Turbidity sensor internal electronics final test

Finally, the worst part was approaching… I had to actually test my boards:S Maybe you’re thinking “But Jess, shouldn’t you have tested your boards before making 6 of them?” And to answer your question, yes! You’re right! The only reason I didn’t make 1 board and test it before making 6 duplicates is because I was waiting for the DC/DC converters to arrive. So I figured I might as well solder as much as I can before the final components arrive. Anyways, what I found in my tests is that nothing worked:D But upon further investigation, it looks like my DFRobot prototyping board has two rails that are connected and meant to be used as VCC and GND rails. In my opinion, this is very bad engineering design because the rails don’t look any different than the non-connected rails. A quick fix was to just make some cuts along the rails to break those connections. You can see the cuts in the image below.

After making those cuts, the sensor worked! You can see the finished turbidity sensor internal electronics in the photo below. Next step is to build a waterproof housing:)

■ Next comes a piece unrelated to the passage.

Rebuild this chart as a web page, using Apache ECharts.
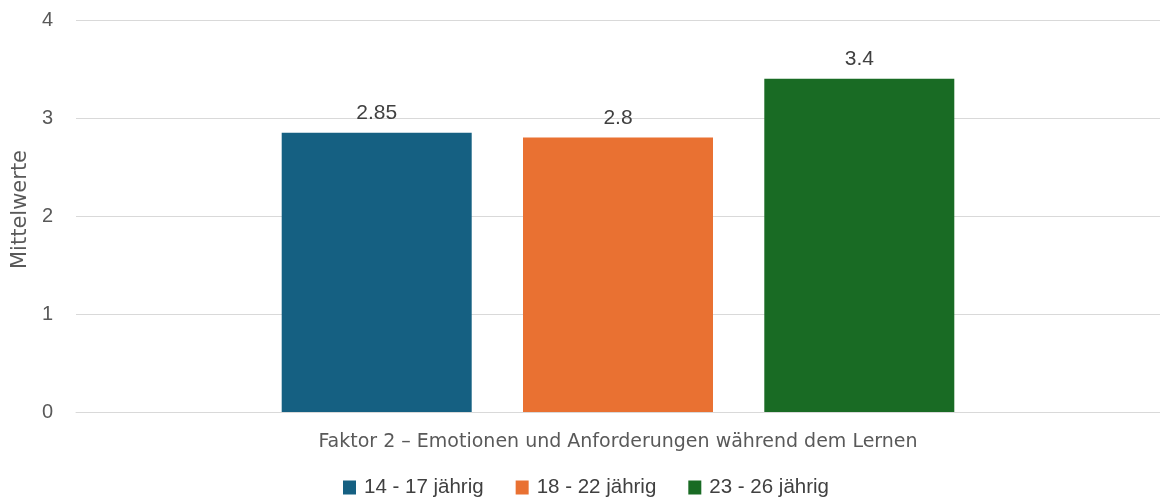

(Comments coming soon! I’m still trying to figure out WordPress:D For now, please email me. And I can make an addendum to the post.)

Addendum 29-04-2021:

I figured out how to add comments!

Addendum 03-05-2021:

Here are some “proper” schematics:

Addendum 23-12-2021:

I have two pieces of information to share with you today. 1) I’m going to go through each of these subcircuits on the schematic and explain them properly and 2) I actually found a mistake in my schematic and will explain the correction. Here’s the new schematic (everything is the same except the SD card reader circuit):

Subcircuit explanation

The sensor has five sub-circuits. I connected a 9V battery to the Power Supply Circuit, which supplies power to the entire system. And I used a P-channel MOSFET here to prevent any damage to the ESP32 microchip in case the battery is accidentally connected backwards. As described earlier in the post, I also used a DC-DC converter to step down the battery voltage from 9V to the ESP32-WROOM-32D input voltage of 5V and I installed a slide switch between this converter and the 5V line to turn the sensor on and off.

You can control both switch circuits from pins on the ESP32-WROOM-32D module by setting the pins from high (3.3V) to low (0V). Both circuits have an N- and P-channel MOSFET combination which are used to supply or cut the current flowing from +5V. Switch 1 Circuit is used to turn off and on all of the electronic components (detectors, SD card reader) between readings to save power. By setting pin 27 on the ESP32-WROOM-32D to high and low in the code for Switch 1 Circuit, current would either flow from 5V to SWI_1 (high) or no current would flow (low). When current flows, everything connected to SWI_1 is supplied with power. I use the same principle for Switch 2 Circuit; when pin 19 on the ESP32-WROOM-32D is set to high, current flows from +5V to ground and supplies power to the TSHG6200 LED. When pin 19 is low, the LED is off.

I programmed the ESP to take a measurement every minute and between readings, to enter deep sleep. When the ESP is taking a measurement, it will set pin 27 to high and supply power to the SD Card Reader and the Detector Circuits. At the same time, it will take a frequency reading first with pin 19 set to low (LED off) and then again with pin 19 set to high (LED on), for the off-on differencing measurement. Once the differencing measurement is finished, the ESP will turn pin 27 low which should cut all power to the detectors and the SD card reader, then the ESP will enter deep-sleep until it is time to take another measurement.

SD card reader correction

The SD card reader we used in our experiments was the DFRobot MicroSD module (DFR0229). But this module should only be used with a board sitting at 5V (e.g. Arduino UNO), but our ESP development board sits at 3.3V (this is probably why the SD card reader was always angry with me!). For the sake of our experiments, we quickly corrected this error by removing the voltage divider on the DFR0229 (see datasheet) and connecting a 10K resistor to pull up the MOSI line. The SD Card Reader schematic above is the final schematic after our adjustments. In the future, I would suggest that you use a 3.3V microSD card reader like the Adafruit MicroSD breakout.